Many times in my life I have been given the chance to pick over the libraries of retired or deceased Pastors. On one occasion a Pastor's widow gave me the entire library of her husband. I am sad to say there were not many books I kept from those occasions. Oh, I did pick up a couple of gems... an extra copy of Regin Prenter's Spiritus Creator, a wonderful devotional book by O. P. Kretzmann, and a very old Agenda come to mind. But most of the books were of little interest to me.
There were tons of preaching books -- well, let me rephrase that -- books of sermons. Most of them from Concordia (back in the day when volumes were produced) but a goodly number were from non-Lutheran sources (I think Abingdon mostly). There were volumes of books on children's sermons -- attesting to the fact that these are things people want, children tolerate, and Pastors are fearful of writing or "preaching." There were many books providing calls to worship, prayers for every occasion, model letters for every possible need, funeral rites, marriage rites, and creative worship texts of every kind (not the ordinary kind of stuff from CPH but stuff from, as Phil says, "Bapticostal" stuff.
Mostly there were "how to" books on every subject -- how to keep people from dropping out the back door or how to train elders or how to do PR in a church setting or how to recognize and cultivate "evangelists" or how to energize a passive congregation or how to teach children, youth, young adults, single adults, young married adults, middle age adults between marriages, etc... These ranged from little more than booklets to large tombs (yes I meant tomes but, heck, if it fits it fits) -- all the kind of stuff to make your church grow or be a good leader or build up a team spirit...
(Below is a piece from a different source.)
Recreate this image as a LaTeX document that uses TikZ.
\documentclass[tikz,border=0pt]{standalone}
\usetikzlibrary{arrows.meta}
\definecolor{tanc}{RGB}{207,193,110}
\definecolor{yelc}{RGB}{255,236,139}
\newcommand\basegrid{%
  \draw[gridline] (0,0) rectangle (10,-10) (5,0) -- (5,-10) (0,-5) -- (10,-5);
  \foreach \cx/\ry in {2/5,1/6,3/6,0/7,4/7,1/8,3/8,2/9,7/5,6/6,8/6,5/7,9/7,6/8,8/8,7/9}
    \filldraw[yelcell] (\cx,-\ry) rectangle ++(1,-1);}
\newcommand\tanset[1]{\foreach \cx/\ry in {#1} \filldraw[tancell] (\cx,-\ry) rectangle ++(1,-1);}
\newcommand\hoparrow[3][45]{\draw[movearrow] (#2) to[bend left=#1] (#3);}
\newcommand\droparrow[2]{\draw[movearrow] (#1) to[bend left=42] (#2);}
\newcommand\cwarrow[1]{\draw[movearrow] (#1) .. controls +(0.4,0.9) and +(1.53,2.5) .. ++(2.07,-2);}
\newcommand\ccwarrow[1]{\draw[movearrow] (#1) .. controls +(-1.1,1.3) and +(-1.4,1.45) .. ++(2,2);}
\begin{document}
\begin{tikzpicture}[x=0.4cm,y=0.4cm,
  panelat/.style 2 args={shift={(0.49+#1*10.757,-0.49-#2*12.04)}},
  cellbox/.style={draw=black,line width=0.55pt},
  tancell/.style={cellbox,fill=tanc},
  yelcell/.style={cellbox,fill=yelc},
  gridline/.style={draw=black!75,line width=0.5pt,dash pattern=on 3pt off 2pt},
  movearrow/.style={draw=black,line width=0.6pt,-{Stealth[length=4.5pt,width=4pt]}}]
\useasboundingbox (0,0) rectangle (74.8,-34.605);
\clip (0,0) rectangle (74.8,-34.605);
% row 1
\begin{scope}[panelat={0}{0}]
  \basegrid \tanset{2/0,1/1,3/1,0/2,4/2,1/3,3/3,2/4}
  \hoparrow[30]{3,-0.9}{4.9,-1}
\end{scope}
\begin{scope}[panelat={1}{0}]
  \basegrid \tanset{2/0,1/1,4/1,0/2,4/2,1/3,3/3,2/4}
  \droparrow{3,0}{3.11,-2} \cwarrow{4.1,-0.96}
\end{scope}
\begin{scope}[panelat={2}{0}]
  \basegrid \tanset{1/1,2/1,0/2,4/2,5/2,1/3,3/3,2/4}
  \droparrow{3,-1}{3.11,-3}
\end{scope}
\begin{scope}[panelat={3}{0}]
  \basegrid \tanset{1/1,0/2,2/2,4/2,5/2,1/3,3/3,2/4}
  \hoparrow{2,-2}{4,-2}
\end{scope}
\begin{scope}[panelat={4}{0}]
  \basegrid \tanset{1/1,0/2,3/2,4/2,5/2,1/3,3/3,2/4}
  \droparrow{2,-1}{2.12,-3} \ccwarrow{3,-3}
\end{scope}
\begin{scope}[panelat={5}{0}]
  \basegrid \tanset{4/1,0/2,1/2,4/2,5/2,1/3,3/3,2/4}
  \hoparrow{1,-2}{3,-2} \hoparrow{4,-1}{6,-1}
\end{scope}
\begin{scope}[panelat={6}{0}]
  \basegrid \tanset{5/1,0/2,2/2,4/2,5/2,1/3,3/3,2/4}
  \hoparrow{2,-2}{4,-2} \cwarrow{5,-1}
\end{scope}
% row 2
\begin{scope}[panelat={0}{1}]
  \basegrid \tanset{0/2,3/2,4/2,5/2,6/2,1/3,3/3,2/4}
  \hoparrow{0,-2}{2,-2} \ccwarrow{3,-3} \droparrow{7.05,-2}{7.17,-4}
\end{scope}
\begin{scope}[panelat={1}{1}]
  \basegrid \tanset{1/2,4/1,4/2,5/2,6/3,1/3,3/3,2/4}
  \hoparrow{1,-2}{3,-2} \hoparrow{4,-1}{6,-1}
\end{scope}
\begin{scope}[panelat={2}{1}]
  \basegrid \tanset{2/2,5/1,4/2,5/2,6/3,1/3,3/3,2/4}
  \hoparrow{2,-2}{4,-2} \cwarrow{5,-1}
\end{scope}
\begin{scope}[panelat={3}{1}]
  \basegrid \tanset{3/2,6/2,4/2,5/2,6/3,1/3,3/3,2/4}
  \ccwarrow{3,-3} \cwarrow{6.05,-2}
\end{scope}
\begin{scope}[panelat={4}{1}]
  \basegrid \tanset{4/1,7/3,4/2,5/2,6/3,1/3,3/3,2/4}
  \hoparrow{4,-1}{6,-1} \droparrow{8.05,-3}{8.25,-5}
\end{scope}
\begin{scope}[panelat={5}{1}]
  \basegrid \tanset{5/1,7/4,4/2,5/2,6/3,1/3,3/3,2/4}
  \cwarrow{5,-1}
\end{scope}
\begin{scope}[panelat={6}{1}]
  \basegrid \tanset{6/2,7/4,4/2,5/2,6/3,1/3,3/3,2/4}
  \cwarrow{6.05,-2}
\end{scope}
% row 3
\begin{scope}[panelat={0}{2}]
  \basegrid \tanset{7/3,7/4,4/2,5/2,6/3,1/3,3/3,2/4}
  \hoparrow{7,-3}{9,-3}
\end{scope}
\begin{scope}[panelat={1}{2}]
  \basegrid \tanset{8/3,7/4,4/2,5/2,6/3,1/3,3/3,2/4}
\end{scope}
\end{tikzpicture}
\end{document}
I was shocked to find so few books on theology -- sure the standard seminary texts but few of the good theological works of our present day or even a generation or so before. I was not surprised but still shocked that there were so few books on the liturgy (including liturgical theology, liturgical texts, the church year, etc...). I was shocked by the accumulated copies of journals published by non-Lutherans on non-theological subjects and wondered where were the copies of the journals from our Seminaries (free to each LCMS Pastor) but, apparently, tossed out - perhaps unread though I hope not.
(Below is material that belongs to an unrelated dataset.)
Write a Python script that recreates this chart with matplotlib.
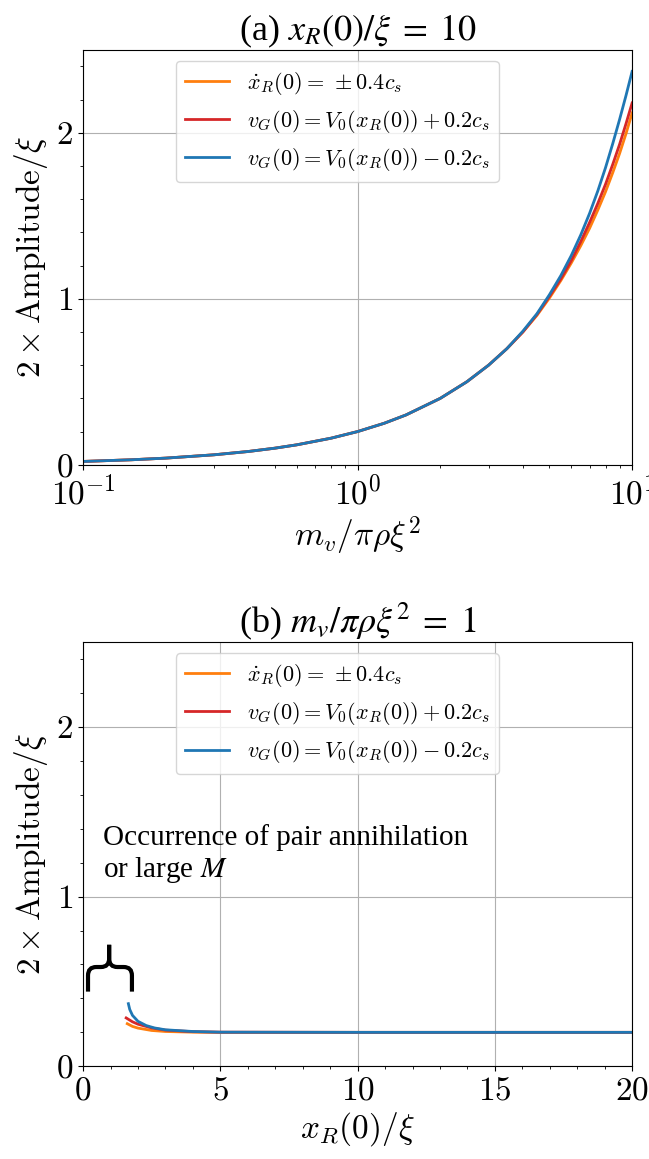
import numpy as np
import matplotlib
matplotlib.use("Agg")
import matplotlib.pyplot as plt
from matplotlib.path import Path
from matplotlib.patches import PathPatch
from matplotlib.font_manager import FontProperties
from matplotlib.ticker import MultipleLocator

plt.rcParams['font.family'] = ['cmr10', 'DejaVu Serif']
plt.rcParams['mathtext.fontset'] = 'cm'
plt.rcParams['axes.formatter.use_mathtext'] = True
plt.rcParams['font.size'] = 24

# (a) amplitude vs vortex mass, x_R(0)/xi = 10
mass = [0.1, 0.15, 0.2, 0.3, 0.4, 0.5, 0.6, 0.8, 1.0, 1.25, 1.5, 2.0, 2.5, 3.0,
        3.5, 4.0, 4.5, 5.0, 5.5, 6.0, 6.5, 7.0, 7.5, 8.0, 8.5, 9.0, 9.5, 10.0]
amp_a_orange = [0.02, 0.03, 0.04, 0.06, 0.08, 0.10, 0.12, 0.16, 0.20, 0.25, 0.30, 0.40, 0.50, 0.60,
                0.70, 0.80, 0.90, 1.005, 1.11, 1.215, 1.32, 1.425, 1.535, 1.645, 1.76, 1.875, 1.995, 2.12]
amp_a_red = [0.02, 0.03, 0.04, 0.06, 0.08, 0.10, 0.12, 0.16, 0.20, 0.25, 0.30, 0.40, 0.50, 0.60,
             0.70, 0.80, 0.905, 1.015, 1.12, 1.23, 1.345, 1.46, 1.575, 1.69, 1.81, 1.93, 2.055, 2.18]
amp_a_blue = [0.02, 0.03, 0.04, 0.06, 0.08, 0.10, 0.12, 0.16, 0.20, 0.25, 0.30, 0.40, 0.50, 0.60,
              0.70, 0.805, 0.91, 1.025, 1.14, 1.26, 1.385, 1.515, 1.65, 1.79, 1.935, 2.08, 2.225, 2.37]

# (b) amplitude vs initial separation, m_v/pi rho xi^2 = 1
xr_orange = [1.61, 1.8, 2.0, 2.5, 3.0, 4.0, 5.0, 10.0, 15.0, 20.0]
amp_b_orange = [0.251, 0.235, 0.225, 0.211, 0.205, 0.201, 0.200, 0.200, 0.200, 0.200]
xr_red = [1.57, 1.8, 2.0, 2.5, 3.0, 4.0, 5.0, 10.0, 15.0, 20.0]
amp_b_red = [0.285, 0.262, 0.248, 0.226, 0.213, 0.204, 0.201, 0.200, 0.200, 0.200]
xr_blue = [1.65, 1.7, 1.8, 2.0, 2.3, 2.6, 3.0, 4.0, 5.0, 10.0, 15.0, 20.0]
amp_b_blue = [0.369, 0.335, 0.300, 0.265, 0.240, 0.226, 0.215, 0.205, 0.201, 0.200, 0.200, 0.200]

labels = [r'$\dot{x}_R(0) =\,\pm 0.4c_s$',
          r'$v_G(0) = V_0(x_R(0)) + 0.2c_s$',
          r'$v_G(0) = V_0(x_R(0)) - 0.2c_s$']
colors = ['#ff7f0e', '#d62728', '#1f77b4']

leg_font = FontProperties(family='cmr10', size=16)
leg_font.set_math_fontfamily('cm')

title_kw = dict(fontsize=26, fontfamily='Liberation Serif', math_fontfamily='stix', pad=4)

fig = plt.figure(figsize=(6.49, 11.59), dpi=100)
ax1 = fig.add_axes([0.128, 0.599, 0.846, 0.358])
ax2 = fig.add_axes([0.128, 0.080, 0.846, 0.366])

for y, c, lab in zip([amp_a_orange, amp_a_red, amp_a_blue], colors, labels):
    ax1.plot(mass, y, color=c, lw=2, label=lab)
ax1.set_xscale('log')
ax1.set_xlim(0.1, 10)
ax1.set_ylim(0, 2.5)
ax1.yaxis.set_major_locator(MultipleLocator(1))
ax1.yaxis.set_minor_locator(MultipleLocator(0.2))
ax1.grid(True, which='major', color='#b0b0b0')
ax1.set_title(r'(a) $x_R(0)/\xi\;=\;10$', **title_kw)
ax1.set_xlabel(r'$m_v/\pi\rho\xi^2$')
ax1.set_ylabel(r'$2\times\mathrm{Amplitude}/\xi$')
ax1.legend(loc='upper center', bbox_to_anchor=(0.463, 1.0), prop=leg_font)

for xs, y, c, lab in zip([xr_orange, xr_red, xr_blue],
                         [amp_b_orange, amp_b_red, amp_b_blue], colors, labels):
    ax2.plot(xs, y, color=c, lw=2, label=lab)
ax2.set_xlim(0, 20)
ax2.set_ylim(0, 2.5)
ax2.xaxis.set_major_locator(MultipleLocator(5))
ax2.xaxis.set_minor_locator(MultipleLocator(1))
ax2.yaxis.set_major_locator(MultipleLocator(1))
ax2.yaxis.set_minor_locator(MultipleLocator(0.2))
ax2.grid(True, which='major', color='#b0b0b0')
ax2.set_title(r'(b) $m_v/\pi\rho\xi^2\;=\;1$', **title_kw)
ax2.set_xlabel(r'$x_R(0)/\xi$')
ax2.set_ylabel(r'$2\times\mathrm{Amplitude}/\xi$')
ax2.legend(loc='upper center', bbox_to_anchor=(0.463, 1.0), prop=leg_font)

ax2.text(0.73, 1.07, 'Occurrence of pair annihilation\nor large $M$',
         fontsize=21, fontfamily='Liberation Serif', math_fontfamily='stix',
         ha='left', va='bottom', linespacing=1.15)

# curly brace marking the region without data
x0, x1, xc = 0.18, 1.78, 0.95
y0, ym, yt = 0.44, 0.585, 0.716
rx, ry = 0.3, 0.05
verts = [(x0, y0), (x0, ym - ry), (x0, ym), (x0 + rx, ym),
         (xc - rx, ym), (xc, ym), (xc, ym + ry), (xc, yt)]
codes = [Path.MOVETO, Path.LINETO, Path.CURVE3, Path.CURVE3,
         Path.LINETO, Path.CURVE3, Path.CURVE3, Path.LINETO]
verts2 = [(x1, y0), (x1, ym - ry), (x1, ym), (x1 - rx, ym),
          (xc + rx, ym), (xc, ym), (xc, ym + ry), (xc, yt)]
for v in (verts, verts2):
    ax2.add_patch(PathPatch(Path(v, codes), fill=False, lw=3, color='black',
                            capstyle='butt', clip_on=False))

fig.savefig('out.png', dpi=100)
It would seem to me that reading is essential to being a good Pastor... that reading theological works and books/articles on the liturgy would be the primary subjects of this reading (though not the only ones)... and that one might avail themselves of the good stuff available out there in journal format (from the Seminary journals to Logia to Lutheran Forum to CrossAccent to Gottesdeinst to Lutheran Quarterly to Pro Ecclesia to The Anglican Digest... just some of the ones I subscribe to)...
People often comment on my library (some 10K books) and wonder if I have read them all. No, I have not. Some are not meant to be read cover to cover as one would read a novel. Some are reference works that I use for specific questions. Some are theological works from college and seminary that I have not opened since but they are good books and occasionally I end up using. Some are new books that I purchased and have not yet gotten around to... yet. Some of them are very old books no longer in print -- which I cherish and loan out to no one. Some are multiple copies because when people borrow them they never seem to come back (The Hammer of God). Some I have because I am an old goat and started purchasing books for keeping (as opposed to for college use) way back in 1972. Some have been kindly autographed by their authors -- many of whom I call friends. Some of them have rude comments in them that prevent me from showing them to others (yes, Pieper is one of those authors who got my dander up on a point or two).
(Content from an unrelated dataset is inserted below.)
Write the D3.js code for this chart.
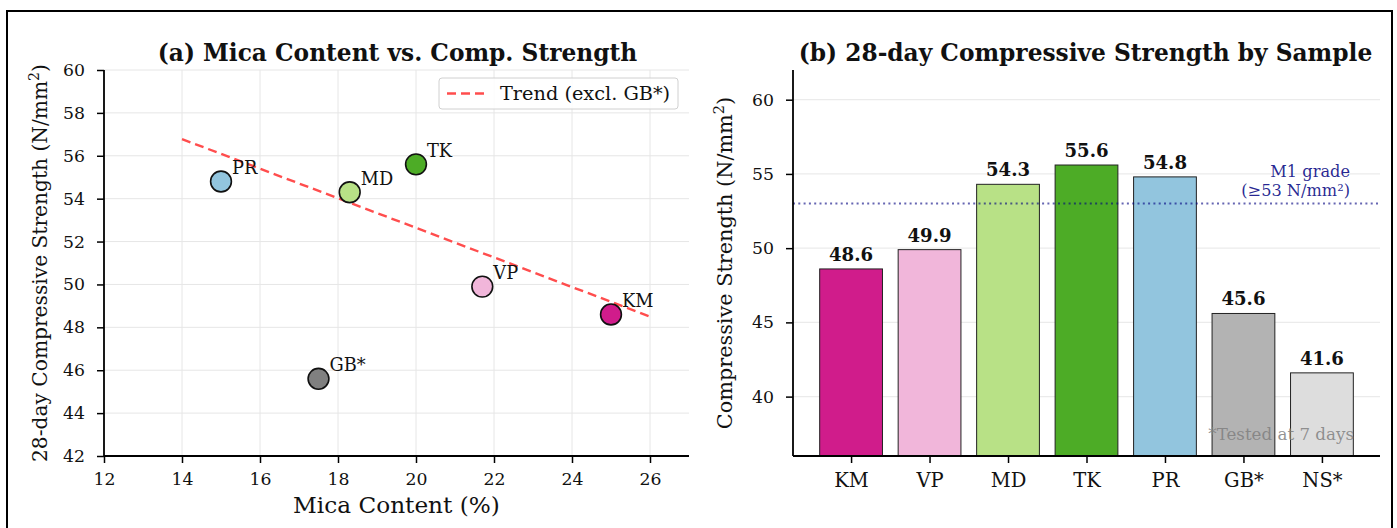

If you are a Pastor not inclined to read theological works, I would suggest you start. It is not too late to begin. Pick up a slim work (from the likes of Oswald Bayer or Arthur Just or even Chesterton) and read it cover to cover. Then read it again to learn to listen to the sound of authors voices as we hear them through their words on the page. And make it your goal to read a couple of them a year until it builds an appetite for more. You do not have to go cold turkey from those insidious how to books but put on a patch and wean yourself off of the practical how to variety and learn to read, to think, to speak, and to teach theologically (no, this does not mean with big words and stilted sentence structures but as a theologian and not simply a functionary in the Office).
What's in YOUR library? It may be revealing... and what it reveals may not be good.